In most bull markets, that thinking falls under the category of “picking tops
without cause,” “justification,” and “trading based off a set of rules or
technical reasons”! Do not try to anticipate what the market will do next.
Simply go with what the market tells you it is currently doing. In other words,
try to avoid concerning yourself with why the market is moving; focus on what
is occurring. That is my definition of staying in the now and, most important,
staying with the trend.
Forget
that last week the market may have taken a nosedive or that yesterday the
market rallied significantly. Concern yourself with what the market is doing
now. Ask yourself where prices are in relation to the current trend. It is up
to you to identify the type of trader you are (day trader, swing trader,
long-term trader) and the time frame in which you trade (minutes, days, weeks,
. . .).
For
example, a day trader in the mini-stock index futures or the foreign exchange
(forex) markets may only be working with a five-minute time frame. In that
case, she could care less what the market did last week or yesterday. A day
trader may also want to focus on a 60-minute trend to decide whether she should
hold the position for two or more periods. A swing trader, who would hold a position
for several days, may want to see what the trend is doing from a weekly time
perspective or from a time interval based on the past several days. Longer-term
position traders may want to view the trend over several weeks or months.

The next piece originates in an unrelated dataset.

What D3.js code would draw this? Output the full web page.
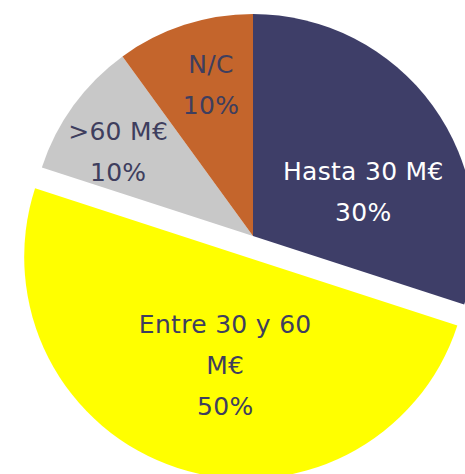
<!DOCTYPE html>
<meta charset="utf-8">
<head>
<script src="https://d3js.org/d3.v7.min.js"></script>
<style>
  body { margin: 0; background: #fff; }
</style>
</head>
<body>
<div id="chart"></div>
<script>
  // data
  var categories = ["Hasta 30 M€", "Entre 30 y 60 M€", ">60 M€", "N/C"];
  var values = [30, 50, 10, 10];
  var labelLines = [["Hasta 30 M€", "30%"], ["Entre 30 y 60", "M€", "50%"], [">60 M€", "10%"], ["N/C", "10%"]];

  // look
  var colors = ["#3e3e68", "#ffff00", "#c8c8c8", "#c4652c"];
  var textColors = ["#ffffff", "#3e3e5e", "#3e3e5e", "#3e3e5e"];
  var explode = [0, 22, 0, 0];
  // label placement: radius and angle shift (degrees) relative to slice middle
  var labelPos = [{r: 119, shift: 14}, {r: 110, shift: -7}, {r: 159, shift: -4}, {r: 157, shift: 2.5}];

  var width = 465, height = 474;
  var cx = 253, cy = 236, radius = 222;

  var svg = d3.select("#chart")
    .append("svg")
      .attr("width", width)
      .attr("height", height)
    .append("g")
      .attr("transform", "translate(" + cx + "," + cy + ")");

  var pie = d3.pie().sort(null).value(function(d){ return d; });
  var arcs = pie(values);

  var arc = d3.arc().innerRadius(0).outerRadius(radius);

  var slices = svg.selectAll("g.slice")
    .data(arcs)
    .enter()
    .append("g")
      .attr("class", "slice")
      .attr("transform", function(d, i){
        var mid = (d.startAngle + d.endAngle) / 2;
        var p = d3.pointRadial(mid, explode[i]);
        return "translate(" + p[0] + "," + p[1] + ")";
      });

  slices.append("path")
    .attr("d", arc)
    .style("fill", function(d, i){ return colors[i]; });

  // labels, one tspan per line
  var lineH = 41;
  slices.append("text")
    .attr("font-family", "DejaVu Sans, Verdana, sans-serif")
    .attr("font-size", "25px")
    .attr("letter-spacing", "0.3px")
    .attr("text-anchor", "middle")
    .attr("fill", function(d, i){ return textColors[i]; })
    .each(function(d, i){
      var mid = (d.startAngle + d.endAngle) / 2 + labelPos[i].shift * Math.PI / 180;
      var p = d3.pointRadial(mid, labelPos[i].r);
      var lines = labelLines[i];
      var top = p[1] - (lines.length - 1) * lineH / 2 + 9;
      var t = d3.select(this);
      lines.forEach(function(s, k){
        t.append("tspan")
          .attr("x", p[0])
          .attr("y", top + k * lineH)
          .text(s);
      });
    });
</script>
</body>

Cracking the code and understanding how to interpret what the market is telling
you is what this book is about and what it will hopefully teach you.
As a
trader, you should recognize the immediate environment or market condition. Is
it up, down, or sideways? After a trend is established, let’s say a bullish
trend, it should consist of higher highs and higher lows. It is usually a more
fruitful situation to buy dips in that environment, as you will you get more
out of the trade in price magnitude than you will in selling the rallies. In a
bullish environment, buying begets buying. Higher closing highs more
importantly bring higher highs as momentum and assigned values are justified.